The first gold medal Puerto Rico has ever won came in just five years ago at Rio 2016 by tennis player, Mónica Puig. To say the least it was overwhelmingly exciting. This past Sunday, Puerto Rico won its second gold medal in history in 100 meters hurdles by Jasmine Camacho-Quinn. Again, overwhelmingly exciting.
At the award ceremony, Camacho-Quinn wore a Flor de Maga's flower in her hair. The national flower of Puerto Rico.
I love visual elements, their meaning and effects; and this event was not the exception. But more of that topic later.
In this post I want to focus on the Olympics logo. Which is one of the most iconic visual element of the world.
The Olympic logo
It was a French aristocrat, Baron Pierre de Coubertin, who designed the emblematic rings logo. Coubertin is recognized as the founder of the modern Olympics. He was an educator, historian, the founder of the International Olympic Committee and, well, a designer. After all, his concept survived more than 100 years.
The logo was presented at the 20th anniversary of the legendary games in 1914. Pierre de Coubertin described it as being “truly an international emblem” and that the linked rings symbolized the “unity of humankind.” He said the logo represented “the five continents united by Olympism and the colors of all nations."
The vesica piscis
The inspiration came to Coubertin from the logo of a French sports governing body he was in charge. It portrayed two intersected circles also known as vesica piscis.
Vesica piscis is the intersection of two circles of the same radius and the center of each circle lies on the circumference of the other. It is found in many sacred art.

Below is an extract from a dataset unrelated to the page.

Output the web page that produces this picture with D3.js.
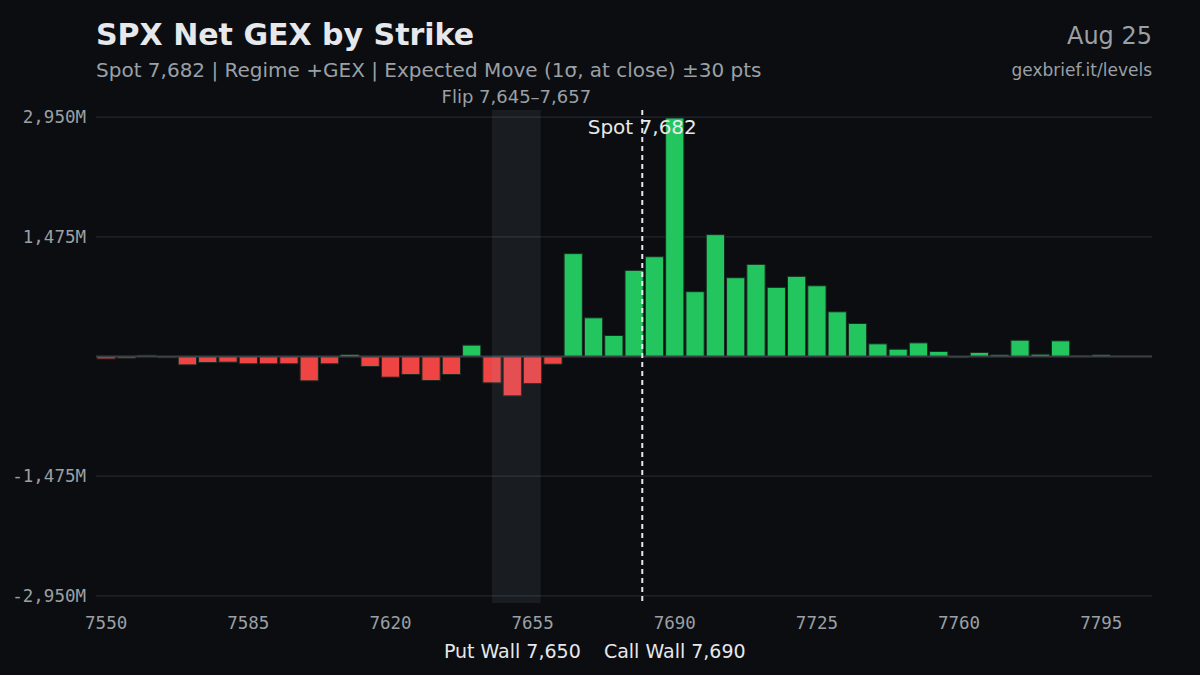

The Swiss psychiatrist Carl Jung ideas about rings been “the continuity and the human being” might have also inspired Coubertin.
The celebration of unity
Going back to the logo, each ring represents the five original continents. Blue stands for Europe, Yellow for Asia, Black for Africa, Green for Oceania, and Red for the Americas.
Also, we can find these five colors in almost all world flags. Which makes it perfect for the worldwide event!
An event that helps the world come together in celebration of all the good things that unite us...around a pretty good logo.